Such is the case with an email from Laissez Faire Today reader B.R., who says he doesn’t normally like to start his criticisms with name-calling but believes the idea of not voting is “so astounding” that it “requires an equally strong tactic to stop its momentum in its tracks.”
I hate to break it to B.R., but the nonvoting train left the station a long time ago. For the last 50 years, 40-50% of eligible voters have chosen to stay home on presidential Election Days. President Obama’s campaign in 2008 actually pumped life into the election process.
However, since the promised changes never occurred, Americans will likely stay home on Nov. 6. We can only hope. Meanwhile, globally, Wikipedia reports that voter turnout has decreased five percentage points over the past four decades.
BR then proceeds to school me on “the four basic types of government power acquisition.” So BR’s assumption is that government must acquire power. Individual sovereignty is out of the question. He says that government power is inherited, bestowed, seized, or chosen.
Therefore, since I’m not for choosing, I, according to BR, “must be in favor of despotism and tyranny. This is where logic must take us.”

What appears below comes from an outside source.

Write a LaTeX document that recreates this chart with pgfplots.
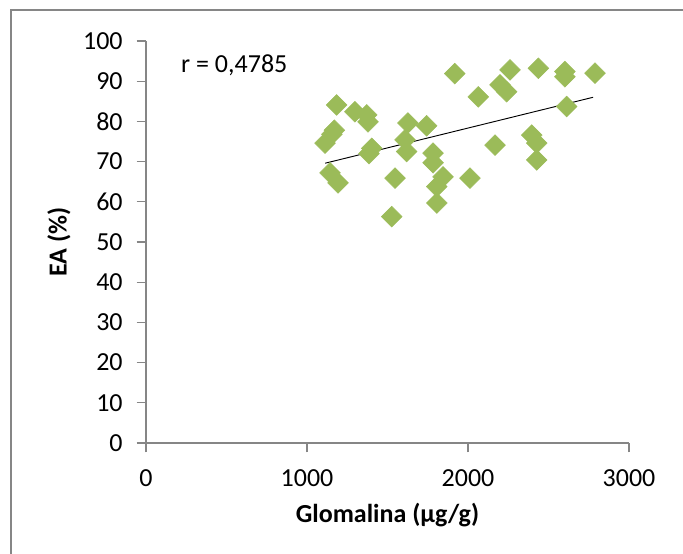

B.R. is assuming that since we have elections in the U.S., we don’t have tyranny or despotism. I would contend that we have both. The tyranny of the majority has elected despots at every level of government from the local school board to the president of the United States.
Why is that? Democracy itself is the problem. It attracts the wrong people to leadership positions. As F.A. Hayek famously argued in The Road to Serfdom, in politics, the worst get on top, and he outlined three reasons this is so. First, Hayek makes the point that people of higher intelligence have different tastes and views. So, as Hayek writes, “We have to descend to the regions of lower moral and intellectual standards where the more primitive instincts prevail,” to have uniformity of opinion.
Second, those on top must “gain the support of the docile and gullible,” who are ready to accept whatever values and ideology are drummed into them. Totalitarians depend upon those who are guided by their passions and emotions, rather than critical thinking.
Finally, leaders don’t promote a positive agenda, but a negative one of hating an enemy and envy of the wealthy. To appeal to the masses, leaders preach an “us” against “them” program.
“Advancement within a totalitarian group or party depends largely on a willingness to do immoral things,” Hayek explains. “The principle that the end justifies the means, which in individualist ethics is regarded as the denial of all morals, in collectivist ethics becomes necessarily the supreme rule.”
Abraham Maslow’s “hierarchy of needs” has something to do with it. Maslow’s hierarchy is taught in most business management classes and is depicted as a pyramid.
Maslow’s view was that the basic human needs — thirst, hunger, breathing — must be satisfied before humans can accomplish or worry about anything else. The next level of the pyramid is the need for safety. After satisfying thirst and hunger, humans are concerned about their continued survival. If a man is constantly worried about being eaten by a tiger, he doesn’t concern himself with much else.
Once other needs are satisfied, according to Maslow, humans seek the belonging and esteem needs. These first four needs are considered deficit needs. If a person is lacking, there is a motivation to fill that need. Once the particular need is filled, the motivation abates.
This makes these needs different from the need at the top of Maslow’s pyramid, the need for self-actualization. The need for self-actualization is never satisfied, and Maslow referred to it as a being need.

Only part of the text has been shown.